English

Most of the "plants" we see in life are belong to so-called land plants (taxonomically called Embryophytes).  Recent phylogenetic analysis revealed that land plants originate from a single ancestor diverged from green algae 4 - 5 million years ago. We would like to reveal the common the molecular mechanisms of land plant development and their changes during the course of evolution. To this end, we utilize model plants such as the liverwort Marchantia polymoprha. M. polymorpha is a relatively new experimental model, which has many advantages for molecular genetic studies. 

In the previous studies, we focused on the plant hormone auxin and revealed that M. polymorpha has a common but minimal auxin signaling system among land plant models. Instead of its simple auxin system, auxin regulates many aspects of growth and development of M. polymorpha. These results suggest that the origin of the auxin signaling system dates back to at least the common ancestor of land plants, and highlight usefulness of M. polymorpha in the study of auxin biology (Research Paper: 1-4). 

To investigate precise origin of the auxin signaling system, we utilized OneKP database containing transcriptome data from more than 1,000 plant species. Complehensive phylogenomic approaches revealed that ARF transcription factors were first established in the ancestor of charophycean algae, and then auxin perception system was established and integrated to the ARF pathway in the common ancestor of land plants (Research paper: 5, Press release)

ARF transcription factors are phylogenetically divided into the three major clades, A, B, and C. Past studies mainly investigated A-ARF whose primarily function as transcription al activator, and thus precise role of B- and C-ARF in auxin signaling remained unclear. We utilized the advantage of M. polymorpha which has only a single gene for each type of ARF, and revealed the functional specificity of each type of ARF proteins by combining various genetic and biochemical experiments. Based on these data, we proposed a basic model for three types of ARF proteins in land plants (Research paper: 8, Press release).

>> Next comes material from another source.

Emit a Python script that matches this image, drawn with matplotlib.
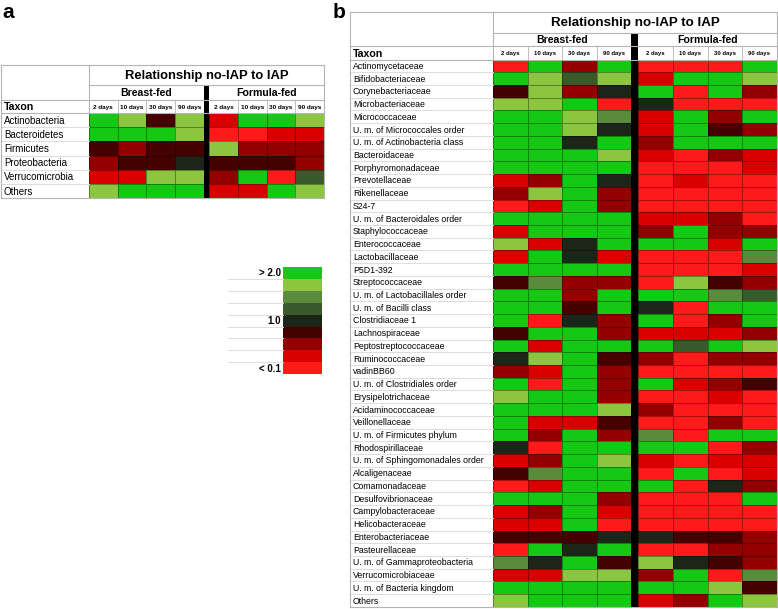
import numpy as np
import matplotlib.pyplot as plt
from matplotlib.colors import ListedColormap, BoundaryNorm

plt.rcParams['font.family'] = ['Liberation Sans', 'DejaVu Sans']

title = 'Relationship no-IAP to IAP'
groups = ['Breast-fed', 'Formula-fed']
days = ['2 days', '10 days', '30 days', '90 days']

# colour classes of the ratio, from "> 2.0" (top of the key) down to "< 0.1"
level_colors = ['#14c814', '#8cc641', '#5a8a3c', '#3b5a2b', '#1b2618',
                '#450000', '#930000', '#d80000', '#ff1a1a']
key_labels = {0: '> 2.0', 4: '1.0', 8: '< 0.1'}
# letter code used in the tables below -> colour class
code = {'G': 0, 'L': 1, 'M': 2, 'D': 3, 'K': 4, 'X': 5, 'R': 6, 'r': 7, 'B': 8}

# panel a: phyla
phyla = ['Actinobacteria', 'Bacteroidetes', 'Firmicutes', 'Proteobacteria',
         'Verrucomicrobia', 'Others']
phyla_bf = ['GLXL', 'GGGL', 'XRXX', 'RXXK', 'rrLL', 'LGGG']
phyla_ff = ['rGGL', 'BBrr', 'LRRR', 'XXXR', 'RGBD', 'rrGL']

# panel b: families
families = ['Actinomycetaceae', 'Bifidobacteriaceae', 'Corynebacteriaceae',
            'Microbacteriaceae', 'Micrococcaceae', 'U. m. of Micrococcales order',
            'U. m. of Actinobacteria class', 'Bacteroidaceae', 'Porphyromonadaceae',
            'Prevotellaceae', 'Rikenellaceae', 'S24-7', 'U. m. of Bacteroidales order',
            'Staphylococcaceae', 'Enterococcaceae', 'Lactobacillaceae', 'P5D1-392',
            'Streptococcaceae', 'U. m. of Lactobacillales order', 'U. m. of Bacilli class',
            'Clostridiaceae 1', 'Lachnospiraceae', 'Peptostreptococcaceae',
            'Ruminococcaceae', 'vadinBB60', 'U. m. of Clostridiales order',
            'Erysipelotrichaceae', 'Acidaminococcaceae', 'Veillonellaceae',
            'U. m. of Firmicutes phylum', 'Rhodospirillaceae',
            'U. m. of Sphingomonadales order', 'Alcaligenaceae', 'Comamonadaceae',
            'Desulfovibrionaceae', 'Campylobacteraceae', 'Helicobacteraceae',
            'Enterobacteriaceae', 'Pasteurellaceae', 'U. m. of Gammaproteobacteria',
            'Verrucomicrobiaceae', 'U. m. of Bacteria kingdom', 'Others']
families_bf = ['BGRG', 'GLDL', 'XLRK', 'LLGB', 'GGLM', 'GGLK', 'GGKG', 'GGGL',
               'GGGG', 'rRGK', 'RLGR', 'BrGR', 'GGGG', 'rGGG', 'LrKG', 'rGKr',
               'GGGG', 'XMRR', 'GGRG', 'GGXG', 'GBKR', 'XGGR', 'GrGG', 'KLGX',
               'RrGR', 'GBGR', 'LGGR', 'GGGL', 'GrrX', 'GRGR', 'KBGG', 'rRGL',
               'XMGG', 'BrGG', 'GGGR', 'rRGr', 'rrGB', 'XXXK', 'BGKG', 'MKGX',
               'rrLL', 'GGGG', 'LGGG']
families_ff = ['BBBG', 'rGGL', 'GBGR', 'KBBB', 'rGRG', 'rGXR', 'RGGG', 'rBRr',
               'BBBr', 'BrBB', 'BBBB', 'BBBB', 'rrRB', 'RGRR', 'GGrG', 'BBBM',
               'BBBr', 'BLXR', 'GGMD', 'KBGG', 'GBRG', 'rrrR', 'GDGL', 'RBRR',
               'BBBB', 'GrRX', 'BBrB', 'RBBB', 'BBRB', 'MBGG', 'GGBR', 'rBrr',
               'BGBr', 'GBKR', 'BBBG', 'BBBB', 'BBBB', 'KXXR', 'BBRR', 'LKXR',
               'RGBM', 'GGLX', 'rRGL']

cmap = ListedColormap(level_colors)
norm = BoundaryNorm(np.arange(-0.5, len(level_colors)), len(level_colors))
grid = '#b4b4b4'
light = '#dcdcdc'

fig = plt.figure(figsize=(7.78, 6.09), dpi=100)
ax = fig.add_axes([0, 0, 1, 1])
ax.set_xlim(0, 778)
ax.set_ylim(609, 0)
ax.axis('off')


def to_codes(rows):
    return np.array([[code[c] for c in row] for row in rows])


def draw_table(labels, bf, ff, x0, xc, cw, bar, top, h_title, h_group, h_day, rh,
               fs_lab, fs_title, fs_group, fs_day):
    n = len(labels)
    y_group = top + h_title
    y_day = y_group + h_group
    y_data = y_day + h_day
    y_end = y_data + n * rh
    x_ff = xc + 4 * cw + bar
    x_end = x_ff + 4 * cw
    ys = y_data + np.arange(n + 1) * rh

    # heat cells
    for xs0, rows in [(xc, bf), (x_ff, ff)]:
        xs = xs0 + np.arange(5) * cw
        ax.pcolormesh(xs, ys, to_codes(rows), cmap=cmap, norm=norm,
                      edgecolors=(0, 0, 0, 0.35), linewidth=0.6)

    # grid of the label column and header
    for y in ys[1:-1]:
        ax.plot([x0, xc], [y, y], color=light, lw=0.7)
    ax.plot([x0, x_end], [top, top], color=grid, lw=0.8)
    ax.plot([xc, x_end], [y_group, y_group], color=grid, lw=0.8)
    ax.plot([x0, x_end], [y_day, y_day], color=grid, lw=0.8)
    ax.plot([x0, x_end], [y_data, y_data], color=grid, lw=0.8)
    ax.plot([x0, x_end], [y_end, y_end], color=grid, lw=0.8)
    ax.plot([x0, x0], [top, y_end], color=grid, lw=0.8)
    ax.plot([xc, xc], [top, y_data], color=grid, lw=0.8)
    ax.plot([x_end, x_end], [top, y_end], color=grid, lw=0.8)
    for xs0 in (xc, x_ff):
        for k in range(1, 4):
            ax.plot([xs0 + k * cw] * 2, [y_day, y_data], color=grid, lw=0.6)

    # black divider between the two feeding groups
    ax.fill_between([xc + 4 * cw, x_ff], y_group, y_end, color='black', lw=0)

    # texts
    ax.text((xc + x_end) / 2, (top + y_group) / 2 + 0.5, title, ha='center',
            va='center', fontsize=fs_title, fontweight='bold')
    for gx, g in zip((xc, x_ff), groups):
        ax.text(gx + 2 * cw, (y_group + y_day) / 2 + 0.5, g, ha='center',
                va='center', fontsize=fs_group, fontweight='bold')
        for k, d in enumerate(days):
            ax.text(gx + (k + 0.5) * cw, (y_day + y_data) / 2 + 0.5, d,
                    ha='center', va='center', fontsize=fs_day, fontweight='bold')
    ax.text(x0 + 3, (y_day + y_data) / 2 + 1, 'Taxon', ha='left', va='center',
            fontsize=fs_group, fontweight='bold')
    for i, lab in enumerate(labels):
        ax.text(x0 + 3, (ys[i] + ys[i + 1]) / 2 + 0.5, lab, ha='left',
                va='center', fontsize=fs_lab)


draw_table(phyla, phyla_bf, phyla_ff, x0=1, xc=89, cw=28.7, bar=5.5, top=65,
           h_title=20, h_group=15, h_day=13, rh=14.2,
           fs_lab=7, fs_title=9.4, fs_group=7.6, fs_day=4.6)
draw_table(families, families_bf, families_ff, x0=350, xc=493, cw=34.6, bar=7,
           top=12, h_title=21, h_group=13, h_day=13.5, rh=12.73,
           fs_lab=6.3, fs_title=9.6, fs_group=7.6, fs_day=4.3)

# colour key
kx, ky, kw, kh = 283, 267, 39, 11.9
kys = ky + np.arange(len(level_colors) + 1) * kh
for y in kys[1:-1]:
    ax.plot([228, kx], [y, y], color=light, lw=0.7)
ax.pcolormesh([kx, kx + kw], kys, np.arange(len(level_colors)).reshape(-1, 1),
              cmap=cmap, norm=norm)
for k, lab in key_labels.items():
    ax.text(kx - 2, (kys[k] + kys[k + 1]) / 2 + 0.5, lab, ha='right', va='center',
            fontsize=7, fontweight='bold')

# panel letters
ax.text(2, 12, 'a', ha='left', va='center', fontsize=15, fontweight='bold')
ax.text(333, 12, 'b', ha='left', va='center', fontsize=15, fontweight='bold')

fig.savefig('out.png', dpi=100)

Given the origin and importance of auxin signaling in land plants, we speculated the downstream pathway is conserved across the evolution of land plants. We performed comparative transcriptome analysis using several species from byrophytes and ferns, and identified some gene families which are commonly regulated by auxin in the non-seed plants and flowering plants (Research paper: 5). We are currently investigating the function of these genes to unveil the common genetic network supporting complex body plan of land plants.